Work to do —
Skip the pictures. Reproduce all other material exactly.

Data excerpt —

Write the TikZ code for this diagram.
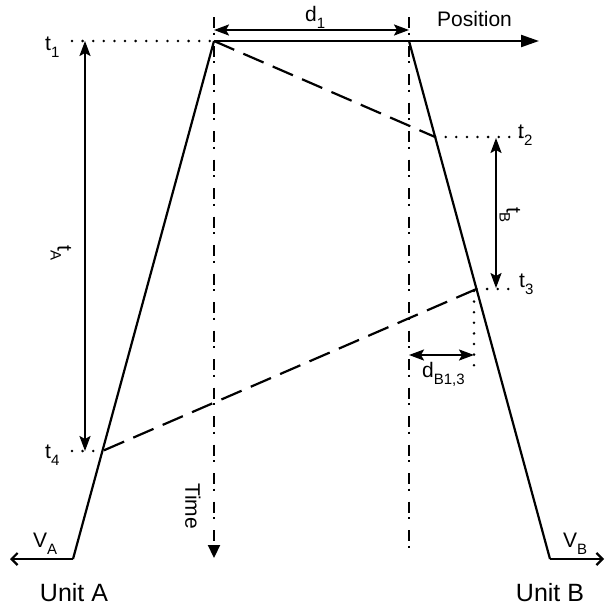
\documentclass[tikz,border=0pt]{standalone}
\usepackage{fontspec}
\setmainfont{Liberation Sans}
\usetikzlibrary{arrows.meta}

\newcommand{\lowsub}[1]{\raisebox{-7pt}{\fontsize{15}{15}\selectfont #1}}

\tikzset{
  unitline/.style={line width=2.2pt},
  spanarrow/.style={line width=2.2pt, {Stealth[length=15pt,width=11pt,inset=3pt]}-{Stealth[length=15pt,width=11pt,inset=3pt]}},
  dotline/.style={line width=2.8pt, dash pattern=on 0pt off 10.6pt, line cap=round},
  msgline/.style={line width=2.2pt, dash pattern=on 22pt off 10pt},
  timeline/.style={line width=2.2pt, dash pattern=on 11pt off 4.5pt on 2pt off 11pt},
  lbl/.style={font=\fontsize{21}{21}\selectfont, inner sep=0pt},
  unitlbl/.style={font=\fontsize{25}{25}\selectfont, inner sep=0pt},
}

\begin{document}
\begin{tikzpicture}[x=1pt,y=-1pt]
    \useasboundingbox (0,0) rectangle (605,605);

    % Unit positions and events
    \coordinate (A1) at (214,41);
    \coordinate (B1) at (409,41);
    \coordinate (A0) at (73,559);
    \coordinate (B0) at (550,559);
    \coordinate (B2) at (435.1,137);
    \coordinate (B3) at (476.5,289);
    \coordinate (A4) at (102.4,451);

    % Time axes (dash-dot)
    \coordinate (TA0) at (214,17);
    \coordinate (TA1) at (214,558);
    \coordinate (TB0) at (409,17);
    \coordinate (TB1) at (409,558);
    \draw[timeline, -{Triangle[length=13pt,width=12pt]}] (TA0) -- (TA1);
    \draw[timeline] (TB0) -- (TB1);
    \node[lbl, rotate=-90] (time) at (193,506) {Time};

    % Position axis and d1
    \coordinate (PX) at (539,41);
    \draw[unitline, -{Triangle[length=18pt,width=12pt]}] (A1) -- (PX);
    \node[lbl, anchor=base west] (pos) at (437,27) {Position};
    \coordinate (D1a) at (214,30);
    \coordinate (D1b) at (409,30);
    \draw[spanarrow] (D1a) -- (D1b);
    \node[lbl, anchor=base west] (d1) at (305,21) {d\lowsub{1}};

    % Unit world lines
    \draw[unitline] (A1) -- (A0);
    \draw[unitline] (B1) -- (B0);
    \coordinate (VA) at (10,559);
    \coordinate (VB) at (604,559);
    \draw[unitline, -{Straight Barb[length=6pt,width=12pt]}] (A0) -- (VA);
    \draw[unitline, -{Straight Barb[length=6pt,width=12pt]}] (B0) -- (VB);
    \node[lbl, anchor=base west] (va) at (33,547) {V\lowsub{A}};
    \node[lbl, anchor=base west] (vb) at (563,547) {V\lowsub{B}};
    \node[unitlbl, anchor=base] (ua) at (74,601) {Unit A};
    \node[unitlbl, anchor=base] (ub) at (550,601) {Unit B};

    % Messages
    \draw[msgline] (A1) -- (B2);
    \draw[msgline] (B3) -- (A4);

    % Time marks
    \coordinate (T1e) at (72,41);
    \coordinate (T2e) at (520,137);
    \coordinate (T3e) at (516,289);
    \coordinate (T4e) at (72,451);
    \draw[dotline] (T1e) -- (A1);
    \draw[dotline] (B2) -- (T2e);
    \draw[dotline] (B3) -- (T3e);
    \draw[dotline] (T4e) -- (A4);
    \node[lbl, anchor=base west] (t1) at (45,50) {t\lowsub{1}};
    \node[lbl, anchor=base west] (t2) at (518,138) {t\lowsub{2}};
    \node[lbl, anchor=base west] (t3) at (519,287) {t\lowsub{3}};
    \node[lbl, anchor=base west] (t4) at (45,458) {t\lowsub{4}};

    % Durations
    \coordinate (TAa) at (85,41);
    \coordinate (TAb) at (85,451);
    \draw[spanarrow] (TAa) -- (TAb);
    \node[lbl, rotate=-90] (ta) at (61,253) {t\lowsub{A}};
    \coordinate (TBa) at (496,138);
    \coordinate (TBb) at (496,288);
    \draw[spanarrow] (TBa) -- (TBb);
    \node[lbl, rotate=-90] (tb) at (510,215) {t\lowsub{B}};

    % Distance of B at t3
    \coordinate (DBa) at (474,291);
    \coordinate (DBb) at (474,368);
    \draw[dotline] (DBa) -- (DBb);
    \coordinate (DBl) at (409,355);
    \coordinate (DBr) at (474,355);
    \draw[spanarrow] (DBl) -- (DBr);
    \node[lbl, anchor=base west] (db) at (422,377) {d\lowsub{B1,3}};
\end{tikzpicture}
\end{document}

Correct answer —
Write the TikZ code for this diagram.
\documentclass[tikz,border=0pt]{standalone}
\usepackage{fontspec}
\setmainfont{Liberation Sans}
\usetikzlibrary{arrows.meta}

\newcommand{\lowsub}[1]{\raisebox{-7pt}{\fontsize{15}{15}\selectfont #1}}

\tikzset{
  unitline/.style={line width=2.2pt},
  spanarrow/.style={line width=2.2pt, {Stealth[length=15pt,width=11pt,inset=3pt]}-{Stealth[length=15pt,width=11pt,inset=3pt]}},
  dotline/.style={line width=2.8pt, dash pattern=on 0pt off 10.6pt, line cap=round},
  msgline/.style={line width=2.2pt, dash pattern=on 22pt off 10pt},
  timeline/.style={line width=2.2pt, dash pattern=on 11pt off 4.5pt on 2pt off 11pt},
  lbl/.style={font=\fontsize{21}{21}\selectfont, inner sep=0pt},
  unitlbl/.style={font=\fontsize{25}{25}\selectfont, inner sep=0pt},
}

\begin{document}
\begin{tikzpicture}[x=1pt,y=-1pt]
    \useasboundingbox (0,0) rectangle (605,605);

    % Unit positions and events
    \coordinate (A1) at (214,41);
    \coordinate (B1) at (409,41);
    \coordinate (A0) at (73,559);
    \coordinate (B0) at (550,559);
    \coordinate (B2) at (435.1,137);
    \coordinate (B3) at (476.5,289);
    \coordinate (A4) at (102.4,451);

    % Time axes (dash-dot)
    \coordinate (TA0) at (214,17);
    \coordinate (TA1) at (214,558);
    \coordinate (TB0) at (409,17);
    \coordinate (TB1) at (409,558);
    \draw[timeline, -{Triangle[length=13pt,width=12pt]}] (TA0) -- (TA1);
    \draw[timeline] (TB0) -- (TB1);
    \node[lbl, rotate=-90] (time) at (193,506) {Time};

    % Position axis and d1
    \coordinate (PX) at (539,41);
    \draw[unitline, -{Triangle[length=18pt,width=12pt]}] (A1) -- (PX);
    \node[lbl, anchor=base west] (pos) at (437,27) {Position};
    \coordinate (D1a) at (214,30);
    \coordinate (D1b) at (409,30);
    \draw[spanarrow] (D1a) -- (D1b);
    \node[lbl, anchor=base west] (d1) at (305,21) {d\lowsub{1}};

    % Unit world lines
    \draw[unitline] (A1) -- (A0);
    \draw[unitline] (B1) -- (B0);
    \coordinate (VA) at (10,559);
    \coordinate (VB) at (604,559);
    \draw[unitline, -{Straight Barb[length=6pt,width=12pt]}] (A0) -- (VA);
    \draw[unitline, -{Straight Barb[length=6pt,width=12pt]}] (B0) -- (VB);
    \node[lbl, anchor=base west] (va) at (33,547) {V\lowsub{A}};
    \node[lbl, anchor=base west] (vb) at (563,547) {V\lowsub{B}};
    \node[unitlbl, anchor=base] (ua) at (74,601) {Unit A};
    \node[unitlbl, anchor=base] (ub) at (550,601) {Unit B};

    % Messages
    \draw[msgline] (A1) -- (B2);
    \draw[msgline] (B3) -- (A4);

    % Time marks
    \coordinate (T1e) at (72,41);
    \coordinate (T2e) at (520,137);
    \coordinate (T3e) at (516,289);
    \coordinate (T4e) at (72,451);
    \draw[dotline] (T1e) -- (A1);
    \draw[dotline] (B2) -- (T2e);
    \draw[dotline] (B3) -- (T3e);
    \draw[dotline] (T4e) -- (A4);
    \node[lbl, anchor=base west] (t1) at (45,50) {t\lowsub{1}};
    \node[lbl, anchor=base west] (t2) at (518,138) {t\lowsub{2}};
    \node[lbl, anchor=base west] (t3) at (519,287) {t\lowsub{3}};
    \node[lbl, anchor=base west] (t4) at (45,458) {t\lowsub{4}};

    % Durations
    \coordinate (TAa) at (85,41);
    \coordinate (TAb) at (85,451);
    \draw[spanarrow] (TAa) -- (TAb);
    \node[lbl, rotate=-90] (ta) at (61,253) {t\lowsub{A}};
    \coordinate (TBa) at (496,138);
    \coordinate (TBb) at (496,288);
    \draw[spanarrow] (TBa) -- (TBb);
    \node[lbl, rotate=-90] (tb) at (510,215) {t\lowsub{B}};

    % Distance of B at t3
    \coordinate (DBa) at (474,291);
    \coordinate (DBb) at (474,368);
    \draw[dotline] (DBa) -- (DBb);
    \coordinate (DBl) at (409,355);
    \coordinate (DBr) at (474,355);
    \draw[spanarrow] (DBl) -- (DBr);
    \node[lbl, anchor=base west] (db) at (422,377) {d\lowsub{B1,3}};
\end{tikzpicture}
\end{document}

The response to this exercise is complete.